◆ Set exercise ◆
Read the records below. Copy each line where the string "this" occurs.

(Records with drawing code)
──────────
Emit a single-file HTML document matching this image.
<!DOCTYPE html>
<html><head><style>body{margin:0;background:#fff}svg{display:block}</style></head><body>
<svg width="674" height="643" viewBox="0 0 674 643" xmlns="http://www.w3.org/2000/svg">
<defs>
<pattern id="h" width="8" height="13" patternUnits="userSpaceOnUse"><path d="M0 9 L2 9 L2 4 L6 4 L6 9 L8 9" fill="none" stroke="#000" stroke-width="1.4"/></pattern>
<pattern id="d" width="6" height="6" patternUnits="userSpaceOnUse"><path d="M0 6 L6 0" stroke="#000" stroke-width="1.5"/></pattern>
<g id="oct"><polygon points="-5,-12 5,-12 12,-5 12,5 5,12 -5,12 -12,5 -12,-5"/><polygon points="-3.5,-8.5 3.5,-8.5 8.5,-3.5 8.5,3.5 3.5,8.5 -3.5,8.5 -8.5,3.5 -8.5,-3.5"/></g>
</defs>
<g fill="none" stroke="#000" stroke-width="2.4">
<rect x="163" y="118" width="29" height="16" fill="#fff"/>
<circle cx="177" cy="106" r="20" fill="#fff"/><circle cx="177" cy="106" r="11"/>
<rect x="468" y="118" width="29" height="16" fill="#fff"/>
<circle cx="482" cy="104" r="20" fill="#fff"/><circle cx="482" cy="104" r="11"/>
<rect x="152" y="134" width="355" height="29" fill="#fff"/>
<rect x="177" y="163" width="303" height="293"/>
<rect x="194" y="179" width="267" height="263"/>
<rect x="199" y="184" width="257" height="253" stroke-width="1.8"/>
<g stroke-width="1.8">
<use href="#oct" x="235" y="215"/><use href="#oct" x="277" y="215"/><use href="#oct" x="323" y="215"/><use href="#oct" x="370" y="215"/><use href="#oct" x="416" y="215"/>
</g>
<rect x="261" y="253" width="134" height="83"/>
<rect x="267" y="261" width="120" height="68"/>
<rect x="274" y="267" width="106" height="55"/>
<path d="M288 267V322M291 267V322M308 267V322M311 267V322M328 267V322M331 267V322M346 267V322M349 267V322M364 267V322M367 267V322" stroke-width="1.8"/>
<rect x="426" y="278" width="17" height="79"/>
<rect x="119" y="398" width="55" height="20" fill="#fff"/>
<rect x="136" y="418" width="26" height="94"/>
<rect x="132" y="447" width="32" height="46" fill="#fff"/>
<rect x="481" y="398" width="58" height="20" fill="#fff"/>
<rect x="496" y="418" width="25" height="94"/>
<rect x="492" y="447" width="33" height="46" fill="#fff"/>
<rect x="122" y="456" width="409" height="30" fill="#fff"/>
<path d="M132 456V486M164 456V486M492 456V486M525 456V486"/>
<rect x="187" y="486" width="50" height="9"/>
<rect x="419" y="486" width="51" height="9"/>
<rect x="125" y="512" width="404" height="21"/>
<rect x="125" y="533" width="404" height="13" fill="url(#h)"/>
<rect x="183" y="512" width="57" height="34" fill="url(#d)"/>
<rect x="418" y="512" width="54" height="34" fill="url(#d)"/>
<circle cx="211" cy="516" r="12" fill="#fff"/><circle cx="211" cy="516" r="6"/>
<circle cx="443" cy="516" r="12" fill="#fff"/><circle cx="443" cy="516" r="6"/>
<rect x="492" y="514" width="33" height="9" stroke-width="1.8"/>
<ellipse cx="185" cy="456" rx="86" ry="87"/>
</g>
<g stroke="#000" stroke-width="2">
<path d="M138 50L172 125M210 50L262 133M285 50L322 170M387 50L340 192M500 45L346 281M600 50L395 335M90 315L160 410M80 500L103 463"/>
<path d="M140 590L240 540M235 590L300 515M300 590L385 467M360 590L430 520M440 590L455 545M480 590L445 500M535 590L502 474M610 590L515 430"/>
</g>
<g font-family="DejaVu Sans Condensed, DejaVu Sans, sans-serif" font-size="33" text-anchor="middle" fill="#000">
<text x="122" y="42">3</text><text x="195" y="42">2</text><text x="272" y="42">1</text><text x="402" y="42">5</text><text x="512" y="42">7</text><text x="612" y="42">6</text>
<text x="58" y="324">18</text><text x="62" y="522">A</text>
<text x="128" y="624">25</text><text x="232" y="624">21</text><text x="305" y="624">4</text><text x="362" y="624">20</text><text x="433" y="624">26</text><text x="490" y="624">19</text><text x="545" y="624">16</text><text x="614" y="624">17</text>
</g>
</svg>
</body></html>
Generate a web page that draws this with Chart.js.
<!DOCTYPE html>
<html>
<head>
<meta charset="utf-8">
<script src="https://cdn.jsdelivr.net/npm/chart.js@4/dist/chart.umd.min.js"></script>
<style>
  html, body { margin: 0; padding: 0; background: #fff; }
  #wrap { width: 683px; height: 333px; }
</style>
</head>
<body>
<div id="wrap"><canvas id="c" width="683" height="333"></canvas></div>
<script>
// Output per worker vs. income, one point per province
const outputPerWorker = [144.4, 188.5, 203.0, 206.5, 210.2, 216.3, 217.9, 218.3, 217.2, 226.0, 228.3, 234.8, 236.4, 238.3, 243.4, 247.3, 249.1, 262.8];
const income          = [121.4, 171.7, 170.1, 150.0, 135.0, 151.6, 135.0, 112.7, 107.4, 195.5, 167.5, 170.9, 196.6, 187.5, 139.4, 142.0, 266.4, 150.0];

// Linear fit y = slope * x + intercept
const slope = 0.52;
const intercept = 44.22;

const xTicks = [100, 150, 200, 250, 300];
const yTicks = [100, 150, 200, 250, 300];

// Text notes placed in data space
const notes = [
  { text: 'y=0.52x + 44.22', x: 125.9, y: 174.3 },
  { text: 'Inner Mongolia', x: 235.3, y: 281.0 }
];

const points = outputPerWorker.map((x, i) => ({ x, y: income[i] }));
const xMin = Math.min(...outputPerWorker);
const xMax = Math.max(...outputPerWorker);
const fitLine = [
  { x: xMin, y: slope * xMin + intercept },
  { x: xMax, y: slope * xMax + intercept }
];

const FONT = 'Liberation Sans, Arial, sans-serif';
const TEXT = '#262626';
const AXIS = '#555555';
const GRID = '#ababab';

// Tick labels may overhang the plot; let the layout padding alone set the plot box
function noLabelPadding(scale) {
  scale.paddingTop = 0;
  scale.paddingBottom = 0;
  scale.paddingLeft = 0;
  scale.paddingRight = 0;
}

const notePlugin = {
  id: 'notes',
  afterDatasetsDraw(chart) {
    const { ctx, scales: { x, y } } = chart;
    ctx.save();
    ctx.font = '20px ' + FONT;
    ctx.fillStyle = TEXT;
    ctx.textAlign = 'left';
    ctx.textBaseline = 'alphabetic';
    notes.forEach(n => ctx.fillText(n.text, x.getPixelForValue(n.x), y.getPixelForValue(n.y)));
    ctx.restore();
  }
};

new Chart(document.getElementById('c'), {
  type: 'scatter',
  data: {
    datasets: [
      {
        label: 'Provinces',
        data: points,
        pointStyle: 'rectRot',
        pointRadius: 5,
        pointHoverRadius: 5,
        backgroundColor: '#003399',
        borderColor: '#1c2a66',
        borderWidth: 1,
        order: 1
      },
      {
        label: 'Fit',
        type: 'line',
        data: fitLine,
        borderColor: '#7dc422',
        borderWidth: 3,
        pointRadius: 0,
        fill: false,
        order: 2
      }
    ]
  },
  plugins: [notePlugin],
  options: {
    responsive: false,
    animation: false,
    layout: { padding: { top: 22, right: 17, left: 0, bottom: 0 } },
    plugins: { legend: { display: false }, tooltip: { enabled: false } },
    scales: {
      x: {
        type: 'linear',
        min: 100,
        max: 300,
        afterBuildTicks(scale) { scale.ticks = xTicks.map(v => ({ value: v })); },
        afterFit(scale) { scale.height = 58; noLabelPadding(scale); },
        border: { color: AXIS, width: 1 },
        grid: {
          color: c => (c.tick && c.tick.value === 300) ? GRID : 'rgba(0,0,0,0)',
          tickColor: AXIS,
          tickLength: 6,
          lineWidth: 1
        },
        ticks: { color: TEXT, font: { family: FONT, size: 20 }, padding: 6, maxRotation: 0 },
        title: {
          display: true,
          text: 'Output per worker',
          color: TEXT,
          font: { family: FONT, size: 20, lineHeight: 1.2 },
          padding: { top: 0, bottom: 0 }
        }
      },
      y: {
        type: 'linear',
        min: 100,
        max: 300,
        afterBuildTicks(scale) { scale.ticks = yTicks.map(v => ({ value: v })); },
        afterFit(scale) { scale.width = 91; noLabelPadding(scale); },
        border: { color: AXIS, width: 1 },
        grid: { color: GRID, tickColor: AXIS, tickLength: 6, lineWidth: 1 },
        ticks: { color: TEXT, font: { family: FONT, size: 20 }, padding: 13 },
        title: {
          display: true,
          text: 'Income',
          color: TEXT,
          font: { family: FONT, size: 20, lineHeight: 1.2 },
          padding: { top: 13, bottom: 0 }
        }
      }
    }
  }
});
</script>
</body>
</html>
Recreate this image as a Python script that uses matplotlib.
──────────
◆ Result of the exercise ◆
Emit a single-file HTML document matching this image.
Generate a web page that draws this with Chart.js.
Recreate this image as a Python script that uses matplotlib.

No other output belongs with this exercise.